-- begin --

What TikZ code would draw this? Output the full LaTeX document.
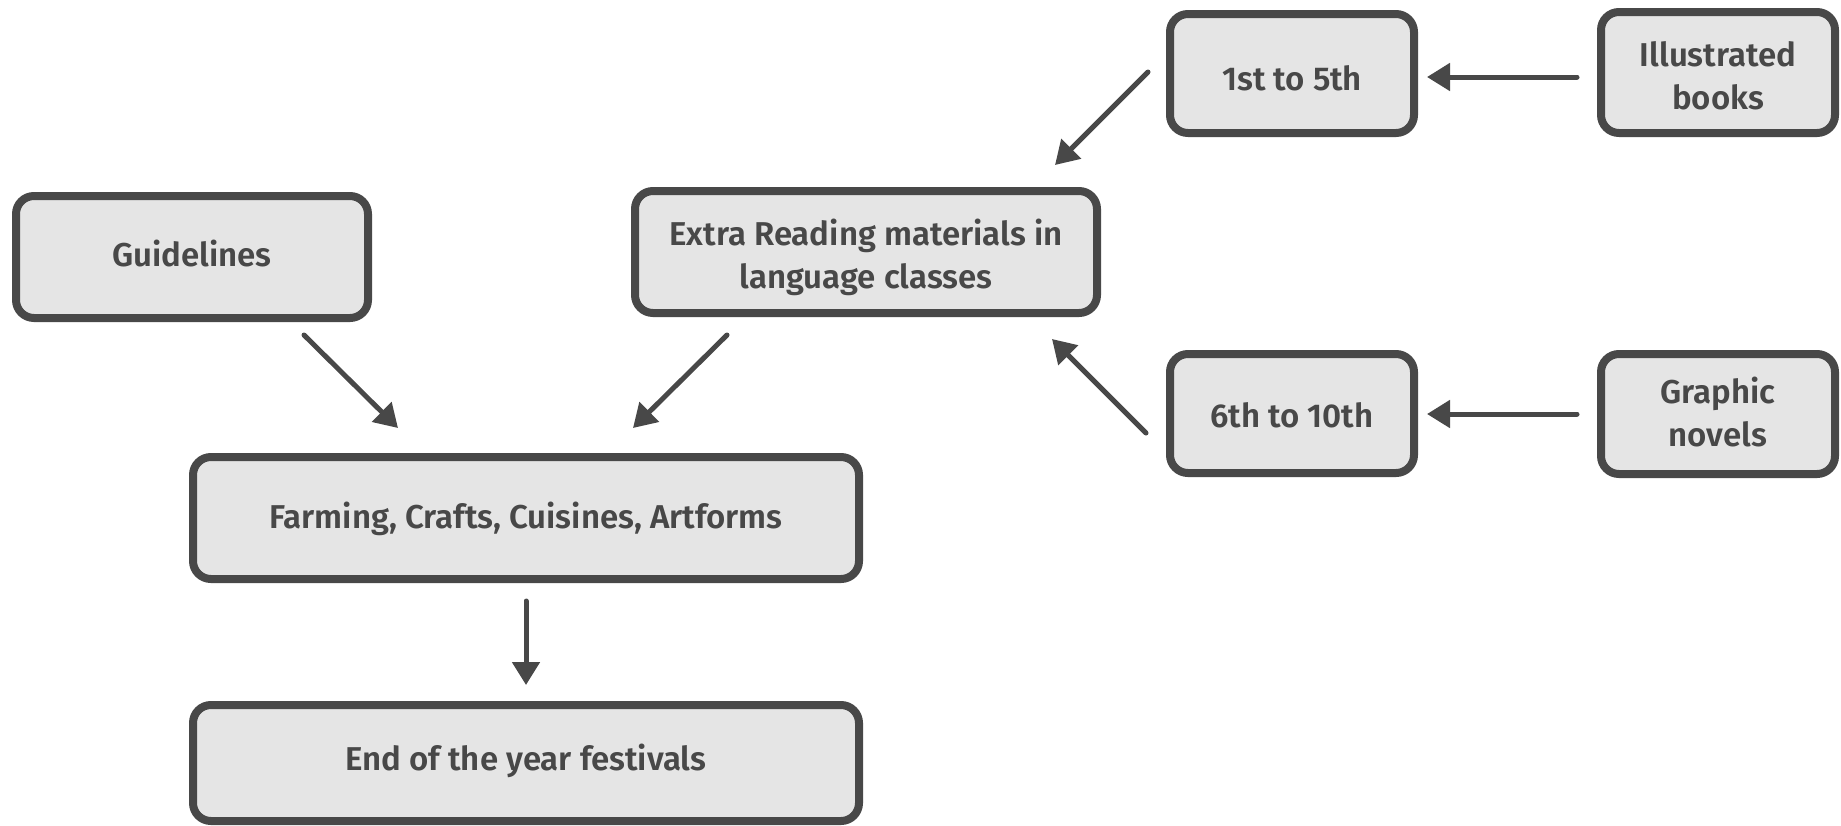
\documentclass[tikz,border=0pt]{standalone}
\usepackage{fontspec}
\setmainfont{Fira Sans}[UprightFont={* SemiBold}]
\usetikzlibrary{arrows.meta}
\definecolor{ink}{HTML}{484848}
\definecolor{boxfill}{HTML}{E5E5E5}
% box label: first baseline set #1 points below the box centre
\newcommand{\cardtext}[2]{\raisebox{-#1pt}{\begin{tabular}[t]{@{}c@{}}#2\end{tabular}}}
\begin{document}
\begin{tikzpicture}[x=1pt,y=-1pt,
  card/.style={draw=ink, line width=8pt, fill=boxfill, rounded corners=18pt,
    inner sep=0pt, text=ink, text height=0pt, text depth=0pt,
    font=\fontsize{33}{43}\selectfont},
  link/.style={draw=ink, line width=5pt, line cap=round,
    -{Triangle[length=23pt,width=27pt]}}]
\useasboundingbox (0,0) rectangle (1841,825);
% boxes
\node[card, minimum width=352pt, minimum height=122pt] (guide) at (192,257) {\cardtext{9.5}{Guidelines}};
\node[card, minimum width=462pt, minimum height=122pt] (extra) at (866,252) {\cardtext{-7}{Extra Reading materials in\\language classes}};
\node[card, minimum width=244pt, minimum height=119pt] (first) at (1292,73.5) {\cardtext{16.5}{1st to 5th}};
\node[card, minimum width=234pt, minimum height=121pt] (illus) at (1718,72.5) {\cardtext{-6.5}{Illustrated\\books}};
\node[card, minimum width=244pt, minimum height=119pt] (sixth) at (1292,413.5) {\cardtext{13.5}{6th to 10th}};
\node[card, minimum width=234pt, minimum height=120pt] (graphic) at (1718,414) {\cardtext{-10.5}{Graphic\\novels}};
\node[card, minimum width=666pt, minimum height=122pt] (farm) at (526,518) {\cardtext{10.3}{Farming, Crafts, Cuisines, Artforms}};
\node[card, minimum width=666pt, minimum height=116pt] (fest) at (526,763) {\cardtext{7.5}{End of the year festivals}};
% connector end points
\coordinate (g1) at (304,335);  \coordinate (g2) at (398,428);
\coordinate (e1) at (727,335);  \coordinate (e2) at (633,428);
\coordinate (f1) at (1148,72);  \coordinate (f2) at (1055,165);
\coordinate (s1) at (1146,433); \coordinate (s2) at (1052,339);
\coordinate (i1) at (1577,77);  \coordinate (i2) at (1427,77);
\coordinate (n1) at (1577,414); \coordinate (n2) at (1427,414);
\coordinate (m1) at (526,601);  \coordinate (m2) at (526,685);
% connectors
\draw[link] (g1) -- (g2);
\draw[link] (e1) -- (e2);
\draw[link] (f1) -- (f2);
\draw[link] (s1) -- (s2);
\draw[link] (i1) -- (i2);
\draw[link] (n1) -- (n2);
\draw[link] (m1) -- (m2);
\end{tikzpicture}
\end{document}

-- end --

[WHAT YOU HAVE TO DO]:
Which lines hold the string "draw"? Copy all of them from the data above.

[ANSWER FOR THIS EXERCISE]:
What TikZ code would draw this? Output the full LaTeX document.
  card/.style={draw=ink, line width=8pt, fill=boxfill, rounded corners=18pt,
  link/.style={draw=ink, line width=5pt, line cap=round,
\draw[link] (g1) -- (g2);
\draw[link] (e1) -- (e2);
\draw[link] (f1) -- (f2);
\draw[link] (s1) -- (s2);
\draw[link] (i1) -- (i2);
\draw[link] (n1) -- (n2);
\draw[link] (m1) -- (m2);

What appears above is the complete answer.